• _Written task_
Quote all of the data that follows exactly as written, skipping the images.

• _Collected material_
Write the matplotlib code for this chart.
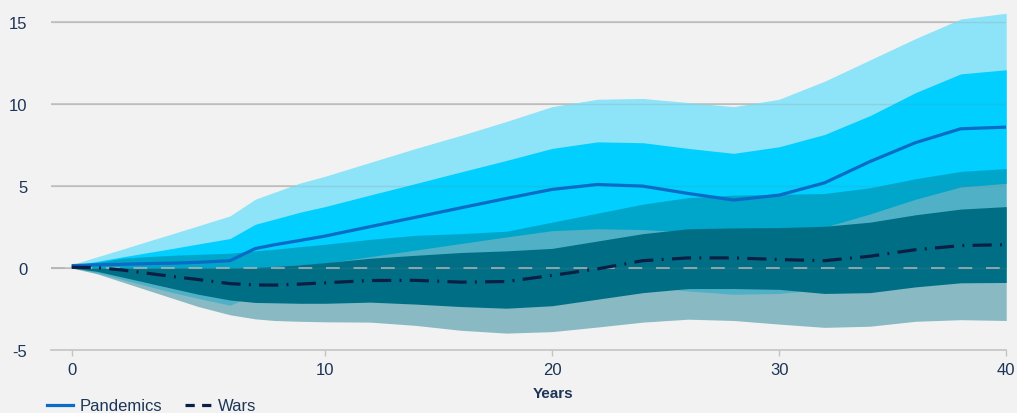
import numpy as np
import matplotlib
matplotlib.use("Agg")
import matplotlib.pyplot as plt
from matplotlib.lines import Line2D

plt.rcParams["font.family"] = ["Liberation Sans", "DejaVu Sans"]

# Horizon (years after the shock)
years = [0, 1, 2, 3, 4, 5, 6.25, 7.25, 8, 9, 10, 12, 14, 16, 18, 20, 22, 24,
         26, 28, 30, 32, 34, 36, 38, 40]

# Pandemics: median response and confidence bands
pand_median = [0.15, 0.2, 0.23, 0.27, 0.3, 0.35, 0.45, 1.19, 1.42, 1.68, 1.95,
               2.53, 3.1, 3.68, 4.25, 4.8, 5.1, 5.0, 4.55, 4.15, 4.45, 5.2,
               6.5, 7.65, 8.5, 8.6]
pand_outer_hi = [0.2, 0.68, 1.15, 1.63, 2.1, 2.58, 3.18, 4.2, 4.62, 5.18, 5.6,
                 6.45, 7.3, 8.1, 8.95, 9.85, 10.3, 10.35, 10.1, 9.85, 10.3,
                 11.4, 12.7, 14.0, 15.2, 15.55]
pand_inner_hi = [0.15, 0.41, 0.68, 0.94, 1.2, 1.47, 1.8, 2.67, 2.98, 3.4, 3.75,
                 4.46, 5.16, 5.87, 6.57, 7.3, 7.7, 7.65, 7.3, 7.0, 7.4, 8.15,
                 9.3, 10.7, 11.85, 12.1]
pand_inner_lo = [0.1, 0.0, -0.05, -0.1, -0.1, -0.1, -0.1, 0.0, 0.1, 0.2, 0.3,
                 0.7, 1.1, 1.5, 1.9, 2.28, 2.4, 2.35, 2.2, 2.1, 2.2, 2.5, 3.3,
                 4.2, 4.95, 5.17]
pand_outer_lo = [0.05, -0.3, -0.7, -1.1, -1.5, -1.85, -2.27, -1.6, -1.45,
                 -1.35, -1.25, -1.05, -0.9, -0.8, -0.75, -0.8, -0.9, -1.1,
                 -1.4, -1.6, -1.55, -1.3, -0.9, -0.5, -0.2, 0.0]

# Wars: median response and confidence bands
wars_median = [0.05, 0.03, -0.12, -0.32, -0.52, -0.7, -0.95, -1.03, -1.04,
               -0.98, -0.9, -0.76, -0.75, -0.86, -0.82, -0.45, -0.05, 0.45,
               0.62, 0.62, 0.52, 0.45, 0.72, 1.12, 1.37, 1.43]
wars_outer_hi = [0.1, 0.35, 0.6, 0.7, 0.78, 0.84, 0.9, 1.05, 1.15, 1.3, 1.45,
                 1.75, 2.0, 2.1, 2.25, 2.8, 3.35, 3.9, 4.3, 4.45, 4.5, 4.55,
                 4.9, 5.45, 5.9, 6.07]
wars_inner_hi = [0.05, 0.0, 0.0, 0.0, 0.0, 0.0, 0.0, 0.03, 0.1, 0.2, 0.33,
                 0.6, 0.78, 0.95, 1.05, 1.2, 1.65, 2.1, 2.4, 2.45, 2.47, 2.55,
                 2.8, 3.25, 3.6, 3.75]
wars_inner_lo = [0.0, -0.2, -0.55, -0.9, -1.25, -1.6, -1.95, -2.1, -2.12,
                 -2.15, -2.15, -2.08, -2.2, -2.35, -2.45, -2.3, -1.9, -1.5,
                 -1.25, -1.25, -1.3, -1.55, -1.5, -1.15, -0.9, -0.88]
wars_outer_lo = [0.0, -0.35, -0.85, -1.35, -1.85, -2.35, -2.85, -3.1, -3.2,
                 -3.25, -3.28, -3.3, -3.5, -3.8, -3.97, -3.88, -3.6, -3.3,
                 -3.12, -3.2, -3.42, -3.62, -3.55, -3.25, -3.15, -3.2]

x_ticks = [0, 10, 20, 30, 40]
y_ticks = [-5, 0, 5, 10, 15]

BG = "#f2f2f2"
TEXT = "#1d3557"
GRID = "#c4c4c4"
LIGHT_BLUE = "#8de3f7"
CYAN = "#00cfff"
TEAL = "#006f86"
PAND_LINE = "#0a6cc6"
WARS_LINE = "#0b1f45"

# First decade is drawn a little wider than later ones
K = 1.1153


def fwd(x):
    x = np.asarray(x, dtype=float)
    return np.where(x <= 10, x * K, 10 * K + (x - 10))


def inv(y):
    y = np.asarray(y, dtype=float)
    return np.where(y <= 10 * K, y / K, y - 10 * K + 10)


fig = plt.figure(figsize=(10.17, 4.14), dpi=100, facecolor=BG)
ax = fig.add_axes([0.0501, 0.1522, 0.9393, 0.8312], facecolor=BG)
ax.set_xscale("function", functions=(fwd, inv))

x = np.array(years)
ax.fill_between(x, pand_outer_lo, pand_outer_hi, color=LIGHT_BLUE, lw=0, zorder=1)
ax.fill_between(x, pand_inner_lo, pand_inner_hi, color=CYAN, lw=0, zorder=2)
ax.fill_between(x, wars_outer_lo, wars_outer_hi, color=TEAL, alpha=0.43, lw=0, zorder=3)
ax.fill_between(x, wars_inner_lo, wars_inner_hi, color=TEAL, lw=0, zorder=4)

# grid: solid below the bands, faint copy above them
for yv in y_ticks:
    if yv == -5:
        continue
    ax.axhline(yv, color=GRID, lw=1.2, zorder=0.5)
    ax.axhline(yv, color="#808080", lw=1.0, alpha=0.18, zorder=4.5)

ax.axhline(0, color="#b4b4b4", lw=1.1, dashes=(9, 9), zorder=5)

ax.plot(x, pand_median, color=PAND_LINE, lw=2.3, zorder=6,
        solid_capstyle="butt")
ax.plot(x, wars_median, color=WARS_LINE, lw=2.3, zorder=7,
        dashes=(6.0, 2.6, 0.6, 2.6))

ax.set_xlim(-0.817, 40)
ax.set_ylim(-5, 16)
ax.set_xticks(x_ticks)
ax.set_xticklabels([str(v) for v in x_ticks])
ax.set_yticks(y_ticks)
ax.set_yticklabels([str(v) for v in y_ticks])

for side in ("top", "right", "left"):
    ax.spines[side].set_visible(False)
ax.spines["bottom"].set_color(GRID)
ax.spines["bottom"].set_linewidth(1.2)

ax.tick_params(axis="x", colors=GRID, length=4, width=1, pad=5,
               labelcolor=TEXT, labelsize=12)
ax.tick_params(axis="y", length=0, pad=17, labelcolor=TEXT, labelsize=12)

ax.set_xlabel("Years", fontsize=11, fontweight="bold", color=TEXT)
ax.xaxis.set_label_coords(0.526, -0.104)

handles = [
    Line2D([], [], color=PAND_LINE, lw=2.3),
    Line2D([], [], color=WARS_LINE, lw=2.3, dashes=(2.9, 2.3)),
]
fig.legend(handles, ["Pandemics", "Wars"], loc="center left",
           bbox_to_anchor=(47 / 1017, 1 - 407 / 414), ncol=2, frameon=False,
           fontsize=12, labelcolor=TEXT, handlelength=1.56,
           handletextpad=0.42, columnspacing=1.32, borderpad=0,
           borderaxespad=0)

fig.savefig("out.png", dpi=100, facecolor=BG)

• _Worked solution_
Write the matplotlib code for this chart.
import numpy as np
import matplotlib
matplotlib.use("Agg")
import matplotlib.pyplot as plt
from matplotlib.lines import Line2D

plt.rcParams["font.family"] = ["Liberation Sans", "DejaVu Sans"]

# Horizon (years after the shock)
years = [0, 1, 2, 3, 4, 5, 6.25, 7.25, 8, 9, 10, 12, 14, 16, 18, 20, 22, 24,
         26, 28, 30, 32, 34, 36, 38, 40]

# Pandemics: median response and confidence bands
pand_median = [0.15, 0.2, 0.23, 0.27, 0.3, 0.35, 0.45, 1.19, 1.42, 1.68, 1.95,
               2.53, 3.1, 3.68, 4.25, 4.8, 5.1, 5.0, 4.55, 4.15, 4.45, 5.2,
               6.5, 7.65, 8.5, 8.6]
pand_outer_hi = [0.2, 0.68, 1.15, 1.63, 2.1, 2.58, 3.18, 4.2, 4.62, 5.18, 5.6,
                 6.45, 7.3, 8.1, 8.95, 9.85, 10.3, 10.35, 10.1, 9.85, 10.3,
                 11.4, 12.7, 14.0, 15.2, 15.55]
pand_inner_hi = [0.15, 0.41, 0.68, 0.94, 1.2, 1.47, 1.8, 2.67, 2.98, 3.4, 3.75,
                 4.46, 5.16, 5.87, 6.57, 7.3, 7.7, 7.65, 7.3, 7.0, 7.4, 8.15,
                 9.3, 10.7, 11.85, 12.1]
pand_inner_lo = [0.1, 0.0, -0.05, -0.1, -0.1, -0.1, -0.1, 0.0, 0.1, 0.2, 0.3,
                 0.7, 1.1, 1.5, 1.9, 2.28, 2.4, 2.35, 2.2, 2.1, 2.2, 2.5, 3.3,
                 4.2, 4.95, 5.17]
pand_outer_lo = [0.05, -0.3, -0.7, -1.1, -1.5, -1.85, -2.27, -1.6, -1.45,
                 -1.35, -1.25, -1.05, -0.9, -0.8, -0.75, -0.8, -0.9, -1.1,
                 -1.4, -1.6, -1.55, -1.3, -0.9, -0.5, -0.2, 0.0]

# Wars: median response and confidence bands
wars_median = [0.05, 0.03, -0.12, -0.32, -0.52, -0.7, -0.95, -1.03, -1.04,
               -0.98, -0.9, -0.76, -0.75, -0.86, -0.82, -0.45, -0.05, 0.45,
               0.62, 0.62, 0.52, 0.45, 0.72, 1.12, 1.37, 1.43]
wars_outer_hi = [0.1, 0.35, 0.6, 0.7, 0.78, 0.84, 0.9, 1.05, 1.15, 1.3, 1.45,
                 1.75, 2.0, 2.1, 2.25, 2.8, 3.35, 3.9, 4.3, 4.45, 4.5, 4.55,
                 4.9, 5.45, 5.9, 6.07]
wars_inner_hi = [0.05, 0.0, 0.0, 0.0, 0.0, 0.0, 0.0, 0.03, 0.1, 0.2, 0.33,
                 0.6, 0.78, 0.95, 1.05, 1.2, 1.65, 2.1, 2.4, 2.45, 2.47, 2.55,
                 2.8, 3.25, 3.6, 3.75]
wars_inner_lo = [0.0, -0.2, -0.55, -0.9, -1.25, -1.6, -1.95, -2.1, -2.12,
                 -2.15, -2.15, -2.08, -2.2, -2.35, -2.45, -2.3, -1.9, -1.5,
                 -1.25, -1.25, -1.3, -1.55, -1.5, -1.15, -0.9, -0.88]
wars_outer_lo = [0.0, -0.35, -0.85, -1.35, -1.85, -2.35, -2.85, -3.1, -3.2,
                 -3.25, -3.28, -3.3, -3.5, -3.8, -3.97, -3.88, -3.6, -3.3,
                 -3.12, -3.2, -3.42, -3.62, -3.55, -3.25, -3.15, -3.2]

x_ticks = [0, 10, 20, 30, 40]
y_ticks = [-5, 0, 5, 10, 15]

BG = "#f2f2f2"
TEXT = "#1d3557"
GRID = "#c4c4c4"
LIGHT_BLUE = "#8de3f7"
CYAN = "#00cfff"
TEAL = "#006f86"
PAND_LINE = "#0a6cc6"
WARS_LINE = "#0b1f45"

# First decade is drawn a little wider than later ones
K = 1.1153


def fwd(x):
    x = np.asarray(x, dtype=float)
    return np.where(x <= 10, x * K, 10 * K + (x - 10))


def inv(y):
    y = np.asarray(y, dtype=float)
    return np.where(y <= 10 * K, y / K, y - 10 * K + 10)


fig = plt.figure(figsize=(10.17, 4.14), dpi=100, facecolor=BG)
ax = fig.add_axes([0.0501, 0.1522, 0.9393, 0.8312], facecolor=BG)
ax.set_xscale("function", functions=(fwd, inv))

x = np.array(years)
ax.fill_between(x, pand_outer_lo, pand_outer_hi, color=LIGHT_BLUE, lw=0, zorder=1)
ax.fill_between(x, pand_inner_lo, pand_inner_hi, color=CYAN, lw=0, zorder=2)
ax.fill_between(x, wars_outer_lo, wars_outer_hi, color=TEAL, alpha=0.43, lw=0, zorder=3)
ax.fill_between(x, wars_inner_lo, wars_inner_hi, color=TEAL, lw=0, zorder=4)

# grid: solid below the bands, faint copy above them
for yv in y_ticks:
    if yv == -5:
        continue
    ax.axhline(yv, color=GRID, lw=1.2, zorder=0.5)
    ax.axhline(yv, color="#808080", lw=1.0, alpha=0.18, zorder=4.5)

ax.axhline(0, color="#b4b4b4", lw=1.1, dashes=(9, 9), zorder=5)

ax.plot(x, pand_median, color=PAND_LINE, lw=2.3, zorder=6,
        solid_capstyle="butt")
ax.plot(x, wars_median, color=WARS_LINE, lw=2.3, zorder=7,
        dashes=(6.0, 2.6, 0.6, 2.6))

ax.set_xlim(-0.817, 40)
ax.set_ylim(-5, 16)
ax.set_xticks(x_ticks)
ax.set_xticklabels([str(v) for v in x_ticks])
ax.set_yticks(y_ticks)
ax.set_yticklabels([str(v) for v in y_ticks])

for side in ("top", "right", "left"):
    ax.spines[side].set_visible(False)
ax.spines["bottom"].set_color(GRID)
ax.spines["bottom"].set_linewidth(1.2)

ax.tick_params(axis="x", colors=GRID, length=4, width=1, pad=5,
               labelcolor=TEXT, labelsize=12)
ax.tick_params(axis="y", length=0, pad=17, labelcolor=TEXT, labelsize=12)

ax.set_xlabel("Years", fontsize=11, fontweight="bold", color=TEXT)
ax.xaxis.set_label_coords(0.526, -0.104)

handles = [
    Line2D([], [], color=PAND_LINE, lw=2.3),
    Line2D([], [], color=WARS_LINE, lw=2.3, dashes=(2.9, 2.3)),
]
fig.legend(handles, ["Pandemics", "Wars"], loc="center left",
           bbox_to_anchor=(47 / 1017, 1 - 407 / 414), ncol=2, frameon=False,
           fontsize=12, labelcolor=TEXT, handlelength=1.56,
           handletextpad=0.42, columnspacing=1.32, borderpad=0,
           borderaxespad=0)

fig.savefig("out.png", dpi=100, facecolor=BG)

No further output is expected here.